This intimate family album is a revealing photographic look at the Beat Generation as chronicled by the movement s great poet Allen Ginsberg. Allen Ginsberg began photographing in the late 1940s when he purchased a small, second-hand Kodak camera. For the next fifteen years he took photographs of himself, his friends, and lovers, including the writers and poets Jack Kerouac, William Burroughs, and Gregory Corso as well as Beat personality Neal Cassady. He abandoned photography in 1963 and took it up again in the 1980s, when he was encouraged by photographers Berenice Abbott and Robert Frank to reprint his earlier work and make new portraits; these included more images of longtime friends as well other acquaintances such as painters Larry Rivers and Francesco Clemente and musician Bob Dylan. Ginsberg's photographs form a compelling portrait of the Beat and counterculture generation from the 1950s to the 1990s. Far more than historical documents, his photographs and the extensive inscriptions he added to them years later preserve what he referred to as 'the sacredness of the moment, ' the often joyous communion of friends and the poignancy of looking back to intensely felt times. More than seventy prints are brilliantly reproduced in this book and accompanied by Sarah Greenough's essay on Ginsberg's photography in relation to his poetry and other photographers of the time, a chronology of his photographic activity, and selections from interviews with Ginsberg between 1958 and 1996
About the Author
SARAH GREENOUGH is senior curator and head of the department of
photographs at the National Gallery of Art. She is the author of numerous
books on photography.
Allen Ginsberg was born in Newark, New Jersey, in 1926, a son of Naomi and lyric poet Louis Ginsberg. As a student at Columbia College in the 1940s, he began a close friendship with William Burroughs, Neal Cassady, and Jack Kerouac, and he later became associated with the Beat movement and the San Francisco Renaissance in the 1950s. After jobs as a laborer, sailor, and market researcher, Ginsberg published his first volume of poetry, Howl and Other Poems, in 1956. "Howl" defeated censorship trials to become one of the most widely read poems of the century, translated into more than twenty-two languages, from Macedonian to Chinese, a model for younger generations of poets from West to East.

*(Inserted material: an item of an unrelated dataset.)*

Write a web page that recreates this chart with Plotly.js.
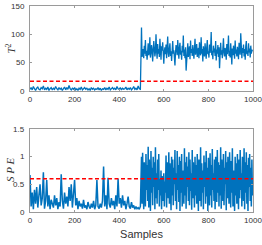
<!DOCTYPE html>
<html>
<head>
<meta charset="utf-8">
<script src="https://cdn.plot.ly/plotly-3.0.1.min.js"></script>
<style>html,body{margin:0;padding:0;background:#fff;}#chart{width:262px;height:245px;}</style>
</head>
<body>
<div id="chart"></div>
<script>
// Sample spacing of the reduced series (normal part / fault part)
const normalStep = 5;
const faultStep = 2.5;
const faultStart = 500;

const t2Normal = [3,6,2,8,4,1,5,7,3,2,6,4,9,2,5,3,7,1,4,6,
 2,5,3,8,4,2,6,3,5,1,4,7,2,6,3,10,4,2,5,3,
 6,2,4,1,5,3,7,2,4,6,3,5,2,4,1,6,3,5,2,4,
 3,6,2,5,1,4,3,6,2,5,3,7,2,4,6,3,5,2,8,4,
 3,6,2,5,3,4,7,2,5,3,6,2,4,8,3,5,2,9,4,3];

const t2Fault = [112,60,68,74,58,80,66,90,62,71,
 55,78,84,63,70,95,59,67,81,73,
 52,64,88,76,61,69,100,72,57,83,
 66,74,60,92,68,55,79,71,86,63,
 48,70,77,65,82,58,73,96,67,60,
 75,84,62,70,53,79,88,66,72,59,
 45,68,81,74,63,90,70,57,76,85,
 64,71,55,80,68,98,62,73,58,77,
 36,65,72,84,60,70,79,56,89,67,
 74,62,81,69,57,75,92,64,71,83,
 60,68,76,58,86,70,63,95,66,74,
 52,79,68,61,84,72,57,77,90,65,
 70,59,82,67,74,104,63,71,56,80,
 68,75,62,88,54,73,66,81,60,77,
 40,69,85,64,72,58,79,93,67,61,
 76,70,55,83,65,74,98,62,71,59,
 84,68,47,75,63,80,70,57,89,66,
 73,61,78,69,56,85,72,64,102,70,
 58,76,67,82,61,74,55,79,88,65,
 71,62,84,68,75,59,80,66,73,70];

const speNormal = [0.67,0.1,0.35,0.05,0.4,0.15,0.45,0.08,0.3,0.5,
 0.12,0.25,0.72,0.06,0.2,0.58,0.1,0.3,0.05,0.22,
 0.15,0.08,0.3,0.12,0.25,0.05,0.18,0.1,0.68,0.2,
 0.06,0.35,0.15,0.28,0.1,0.45,0.2,0.5,0.08,0.3,
 0.58,0.12,0.25,0.05,0.2,0.1,0.15,0.06,0.22,0.08,
 0.12,0.05,0.18,0.1,0.06,0.15,0.08,0.2,0.05,0.12,
 0.58,0.1,0.06,0.15,0.08,0.2,0.82,0.1,0.3,0.05,
 0.62,0.15,0.08,0.25,0.12,0.2,0.05,0.3,0.1,0.6,
 0.15,0.25,0.08,0.3,0.12,0.2,0.05,0.15,0.28,0.1,
 0.06,0.18,0.08,0.12,0.05,0.1,0.06,0.08,0.05,0.1];

const speFault = [1.0,0.15,1.07,0.3,0.05,0.9,0.6,0.1,1.05,0.4,
 0.85,0.2,1.18,0.08,0.95,0.5,0.02,1.1,0.35,0.8,
 0.12,1.0,0.45,0.9,0.05,1.17,0.25,0.7,0.15,0.95,
 0.4,1.05,0.1,0.6,0.3,0.75,0.05,0.65,0.5,0.2,
 0.7,0.1,0.55,0.35,1.02,0.08,0.9,0.45,0.25,1.08,
 0.15,0.88,0.6,0.03,1.0,0.3,0.95,0.12,0.8,0.5,
 1.12,0.2,0.7,0.05,1.1,0.4,0.85,0.18,1.0,0.02,
 0.92,0.35,1.05,0.1,0.75,0.55,0.15,1.15,0.3,0.9,
 0.06,1.0,0.45,0.82,0.2,1.08,0.12,0.95,0.38,0.7,
 0.04,1.12,0.25,0.9,0.5,0.08,1.0,0.3,0.85,0.15,
 1.05,0.4,0.02,0.95,0.6,0.2,1.17,0.1,0.88,0.35,
 0.75,0.05,1.02,0.45,0.9,0.15,1.1,0.28,0.8,0.02,
 0.98,0.5,0.12,1.06,0.3,0.85,0.08,1.14,0.4,0.7,
 0.2,0.95,0.05,1.0,0.55,0.18,1.12,0.35,0.9,0.1,
 0.85,0.3,1.17,0.06,0.95,0.45,0.2,1.05,0.12,0.8,
 0.5,1.1,0.03,0.9,0.25,1.0,0.4,0.15,1.08,0.6,
 0.08,0.92,0.35,1.15,0.1,0.75,0.5,0.02,1.0,0.3,
 0.88,0.15,1.05,0.45,0.05,0.95,0.25,1.12,0.4,0.7,
 0.1,1.0,0.55,0.2,1.15,0.05,0.9,0.35,1.08,0.15,
 0.85,0.02,0.98,0.45,1.05,0.2,0.8,0.1,0.95,0.3];

const t2Limit = 17;
const speLimit = 0.6;
const xRange = [0, 1000];
const xTicks = [0, 200, 400, 600, 800, 1000];
const xTickText = ['0', '200', '400', '600', '800', '1000'];
const t2Ticks = [0, 50, 100, 150];
const t2TickText = ['0', '50', '100', '150'];
const speTicks = [0, 0.5, 1, 1.5];
const speTickText = ['0', '0.5', '1', '1.5'];
const t2Label = '<i>T</i><sup>2</sup>';
const speLabel = '<i>S P E</i>';
const xLabel = 'Samples';

const xsNormal = t2Normal.map((_, i) => i * normalStep);
const xsFault = t2Fault.map((_, i) => faultStart + i * faultStep);
const xs = xsNormal.concat(xsFault);
const t2 = t2Normal.concat(t2Fault);
const spe = speNormal.concat(speFault);

const blue = '#0072BD';
const red = '#FF0000';
const tickFont = {family: 'Liberation Sans, Arial, sans-serif', size: 8, color: '#333'};
const labelFontSerif = {family: 'Liberation Serif, DejaVu Serif, serif', size: 11, color: '#333'};

const traces = [
  {x: xs, y: t2, type: 'scatter', mode: 'lines', line: {color: blue, width: 1.3}, xaxis: 'x', yaxis: 'y'},
  {x: xRange, y: [t2Limit, t2Limit], type: 'scatter', mode: 'lines', line: {color: red, width: 1.5, dash: '4px,2.5px'}, xaxis: 'x', yaxis: 'y'},
  {x: xs, y: spe, type: 'scatter', mode: 'lines', line: {color: blue, width: 1.5}, xaxis: 'x2', yaxis: 'y2'},
  {x: xRange, y: [speLimit, speLimit], type: 'scatter', mode: 'lines', line: {color: red, width: 1.5, dash: '4px,2.5px'}, xaxis: 'x2', yaxis: 'y2'}
];

const axBase = {
  showline: true, mirror: 'ticks', linecolor: '#9a9a9a', linewidth: 1,
  ticks: 'inside', ticklen: 2, tickcolor: '#9a9a9a', tickwidth: 1,
  showgrid: false, zeroline: false, tickfont: tickFont, fixedrange: true,
  ticklabeloverflow: 'allow', tickmode: 'array'
};

// y tick labels placed through each y axis' own scale
function yTickLabels(vals, texts, yref) {
  return vals.map((v, i) => ({
    text: texts[i], xref: 'paper', yref: yref, x: -3/223, y: v,
    xanchor: 'right', yanchor: 'middle', showarrow: false, font: tickFont
  }));
}

const layout = {
  width: 262, height: 245,
  margin: {l: 30, r: 9, t: 6, b: 33},
  showlegend: false,
  xaxis: Object.assign({}, axBase, {domain: [0, 1], range: xRange, tickvals: xTicks, ticktext: xTickText, anchor: 'y'}),
  yaxis: Object.assign({}, axBase, {domain: [1 - 85/206, 1], range: [0, 150], tickvals: t2Ticks, showticklabels: false, anchor: 'x'}),
  xaxis2: Object.assign({}, axBase, {domain: [0, 1], range: xRange, tickvals: xTicks, ticktext: xTickText, anchor: 'y2',
    title: {text: xLabel, font: {family: 'Liberation Sans, Arial, sans-serif', size: 11, color: '#333'}, standoff: 6}}),
  yaxis2: Object.assign({}, axBase, {domain: [0, 83/206], range: [0, 1.5], tickvals: speTicks, showticklabels: false, anchor: 'x2'}),
  annotations: [
    {text: t2Label, xref: 'paper', yref: 'paper', x: -20/223, y: 1 - 42.5/206, textangle: -90, showarrow: false, font: labelFontSerif, xanchor: 'center', yanchor: 'middle'},
    {text: speLabel, xref: 'paper', yref: 'paper', x: -20/223, y: 1 - 164/206, textangle: -90, showarrow: false, font: labelFontSerif, xanchor: 'center', yanchor: 'middle'}
  ].concat(yTickLabels(t2Ticks, t2TickText, 'y'), yTickLabels(speTicks, speTickText, 'y2'))
};

Plotly.newPlot('chart', traces, layout, {staticPlot: true, displayModeBar: false});
</script>
</body>
</html>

Ginsberg was a member of the American Academy of Arts and Letters, was awarded the medal of Chevalier de l'Ordre des Arts et des Lettres by the French minister of culture, was a winner of the National Book Award (for The Fall of America), and was a cofounder of the Jack Kerouac School of Disembodied Poetics at the Naropa Institute, the first accredited Buddhist college in the Western world. He died in New York City in 1997.